Ph.D. Candidate, Charmaine Lang, Wins Casey O’Brien Outstanding Activist Award for a Graduate Student

On the behalf of the Department of African and African Diaspora Studies, we would like to extend our congratulations to Ph.D. Candidate, Charmaine Lang, for winning the Casey O’Brien Outstanding  Activist for a Graduate Student. The award recognizes students who have demonstrated involvement in student activism (on or off-campus) and leadership within the areas of women’s issues, gender and sexual equality, and social or racial justice.

Charmaine Lang has been a part of the reproductive and racial justice movement for a decade. As an intern and later Program Manager for the Reproductive Justice Collective, Charmaine organized multiple Get Out The Vote campaigns with up to 50 canvassers each, food drives and community self-care events. Additionally, as a community activist, she created and presented reproductive justice trainings for organizations, including Planned Parenthood, Freedom, Inc. and Wisconsin State Voices. After the 2016 Sherman Park Uprising in Milwaukee, she co-founded Uplifting Black Liberation and Community (UBLAC) with other Black women and nonbinary activists in Milwaukee and Madison to organize the community to demand an end to police brutality.
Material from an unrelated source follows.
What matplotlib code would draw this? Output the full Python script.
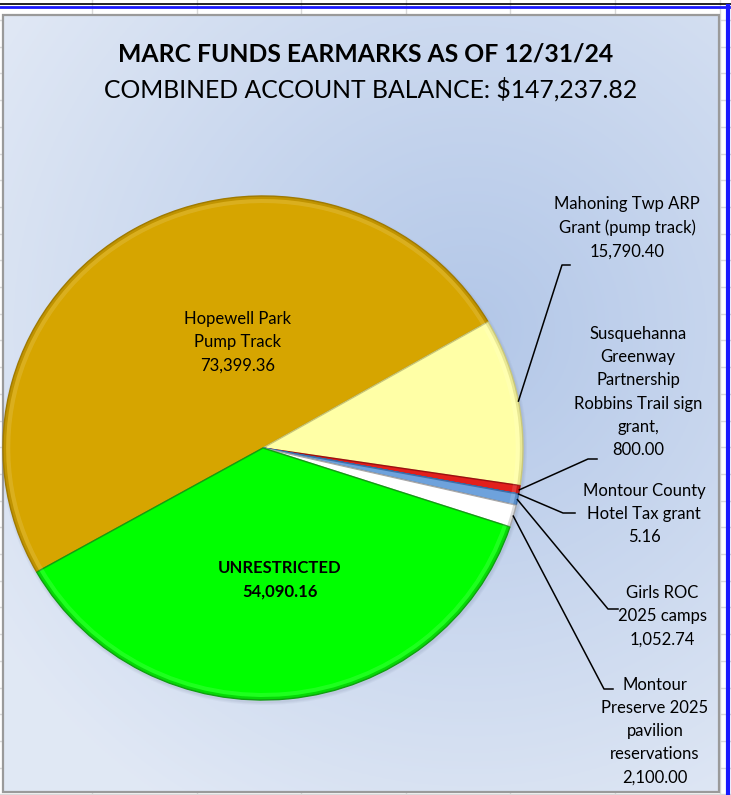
import numpy as np
import matplotlib.pyplot as plt
from matplotlib.patches import Wedge, Circle, Rectangle, Ellipse

plt.rcParams['font.family'] = ['Lato', 'DejaVu Sans']

W, H = 731, 795

# data
names = ["Hopewell Park\nPump Track", "Mahoning Twp ARP\nGrant (pump track)",
         "Susquehanna\nGreenway\nPartnership\nRobbins Trail sign\ngrant,",
         "Montour County\nHotel Tax grant", "Girls ROC\n2025 camps",
         "Montour\nPreserve 2025\npavilion\nreservations", "UNRESTRICTED"]
values = [73399.36, 15790.40, 800.00, 5.16, 1052.74, 2100.00, 54090.16]
colors = ["#d6a500", "#ffffa6", "#e2201c", "#4f81bd", "#6ea2dc", "#ffffff", "#00ff00"]
edges = ["#a07a00", "#c9c77a", "#9e1010", "#2f5f9f", "#3f70aa", "#a8a8a8", "#10a010"]
title = "MARC FUNDS EARMARKS AS OF 12/31/24"
subtitle = "COMBINED ACCOUNT BALANCE: $" + f"{sum(values):,.2f}"

# layout (pixel coords, y measured from top)
cx, cy, RX, RY = 263, 448, 260, 252
inside = {0: (238, 342), 6: (280, 580)}
# text centre, elbow start, elbow knee
outside = {1: ((627, 228), (570, 265), (562, 265)),
           2: ((638, 392), (597, 459), (588, 459)),
           3: ((644, 514), (575, 513), (563, 513)),
           4: ((662, 616), (618, 609), (608, 609)),
           5: ((655, 731), (613, 689), (604, 689))}

def Y(y):
    return H - y

fig = plt.figure(figsize=(W / 100, H / 100), dpi=100)
fig.patch.set_facecolor('white')
ax = fig.add_axes([0, 0, 1, 1])

# spreadsheet grid behind the chart
for x in np.arange(92, W, 104.6):
    ax.plot([x, x], [0, H], color='#d9d9d9', lw=1, zorder=0)
for y in np.arange(20, H, 26.7):
    ax.plot([0, W], [Y(y), Y(y)], color='#d9d9d9', lw=1, zorder=0)

# chart area with gradient fill
x0, x1, y0, y1 = 3, 719, 15, 792
gx, gy = np.meshgrid(np.linspace(x0, x1, 300), np.linspace(y0, y1, 300))
d = np.sqrt(((gx - 470) / 560) ** 2 + ((gy - 330) / 560) ** 2)
d = np.clip(d, 0, 1)
c_in = np.array([0.70, 0.78, 0.91])
c_out = np.array([0.88, 0.91, 0.96])
img = c_in[None, None, :] * (1 - d[..., None]) + c_out[None, None, :] * d[..., None]
ax.imshow(img, extent=[x0, x1, Y(y1), Y(y0)], origin='upper', zorder=1, aspect='auto')
ax.add_patch(Rectangle((x0, Y(y1)), x1 - x0, y1 - y0, fill=False,
                       edgecolor='#9a9a9a', lw=1.6, zorder=2))

# window selection lines
ax.plot([0, W], [Y(4), Y(4)], color='black', lw=1.2, zorder=3)
ax.plot([0, 729], [Y(6.5), Y(6.5)], color='#1a1aff', lw=2, zorder=3)
ax.plot([728, 728], [0, Y(6)], color='#1a1aff', lw=3, zorder=3)

# soft shadow
for k, a in enumerate([0.05, 0.05, 0.06]):
    ax.add_patch(Ellipse((cx + 1, Y(cy) - 2), 2 * (RX + 3 - k), 2 * (RY + 3 - k),
                         color='#506080', alpha=a, lw=0, zorder=3))
ax.set_xlim(0, W)
ax.set_ylim(0, H)
ax.axis('off')

# pie in its own axes (slightly wider than tall, as in the sheet)
axp = fig.add_axes([(cx - RX) / W, (H - cy - RY) / H, 2 * RX / W, 2 * RY / H])
wedges, _ = axp.pie(values, colors=colors, startangle=209.5, counterclock=False,
                    radius=1, wedgeprops=dict(linewidth=1.0))
for w, e in zip(wedges, edges):
    w.set_edgecolor(e)
    # bevel look: darker rim and light band inside
    axp.add_patch(Wedge(w.center, w.r, w.theta1, w.theta2, width=0.012,
                        color=e, alpha=0.4, lw=0, zorder=5))
    axp.add_patch(Wedge(w.center, w.r - 0.012, w.theta1, w.theta2, width=0.016,
                        color='white', alpha=0.12, lw=0, zorder=5))
axp.set_xlim(-1, 1)
axp.set_ylim(-1, 1)
axp.set_aspect('auto')
axp.axis('off')

# overlay for texts and leader lines
axt = fig.add_axes([0, 0, 1, 1])
axt.set_xlim(0, W)
axt.set_ylim(0, H)
axt.axis('off')

axt.text(366, Y(54), title, ha='center', va='center', fontsize=17.8, fontweight='bold')
axt.text(371, Y(89), subtitle, ha='center', va='center', fontsize=17.8)

for i, (tx, ty) in inside.items():
    bold = 'bold' if i == 6 else 'normal'
    axt.text(tx, Y(ty), names[i] + "\n" + f"{values[i]:,.2f}", ha='center', va='center',
             fontsize=12, fontweight=bold, linespacing=1.55)

for i, ((tx, ty), (ex, ey), (kx, ky)) in outside.items():
    w = wedges[i]
    mid = np.deg2rad((w.theta1 + w.theta2) / 2)
    px = cx + RX * np.cos(mid)
    py = Y(cy) + RY * np.sin(mid)
    axt.plot([px, kx, ex], [py, Y(ky), Y(ey)], color='black', lw=1.1)
    axt.text(tx, Y(ty), names[i] + "\n" + f"{values[i]:,.2f}", ha='center', va='center',
             fontsize=12, linespacing=1.55)

fig.savefig('out.png', dpi=100)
Finally, as the current co-Secretary for the National Board of 9to5, I am creating a political education series to support organizational culture shift towards racial and gender justice.

After the 2016 Sherman Park Uprising in Milwaukee, she co-founded Uplifting Black Liberation and Community (UBLAC) with other Black women and nonbinary activists in Milwaukee and Madison to organize the community to demand an end to police brutality.

Her activism is sustained by community connections and sharpened through various trainings. She has attended organizing trainings through Civil Liberties and Public Policy-New Leadership Networking Initiative, Rockwood Leadership Institute as a Reproductive Health, Rights and Justice Fellow, Wisconsin Leadership Development Project, CoreAlign, 9to5 and the National Network of Abortion Funds. Her activism has mostly taken place within established and emerging community organizations. When organizing, she often refers to and shares copies of archival documents—including letters from Toni Cade Bambara and the newspaper Triple Jeopardy by the Third World Women’s Alliance—with other organizers about the resistance and leadership skills of Black and Brown women during the 1970s. This sharing is a part of essential political education to learn about the struggles and strategies of historic activists, which helps to sharpen the political analyses of contemporary activists.

As a scholar-activist, Charmaine has presented on the condition of Black women in activism and the academy. Her scholarship contributes new perspectives in Black women’s history and the connections between gender, health and race by using Black feminist praxis to explore topics of wellness, intimacy and activism. My dissertation, “Learning to Take the Excess Baggage Off”: An Ethnographic and Autoethnographic Study on Black Women’s Self-Care Practices, examines the ways that contemporary Black women in Milwaukee use activism as a form of self-care. It prioritizes the issue of self-care and the overall health of Black women as an integral part of the history and future of social activism.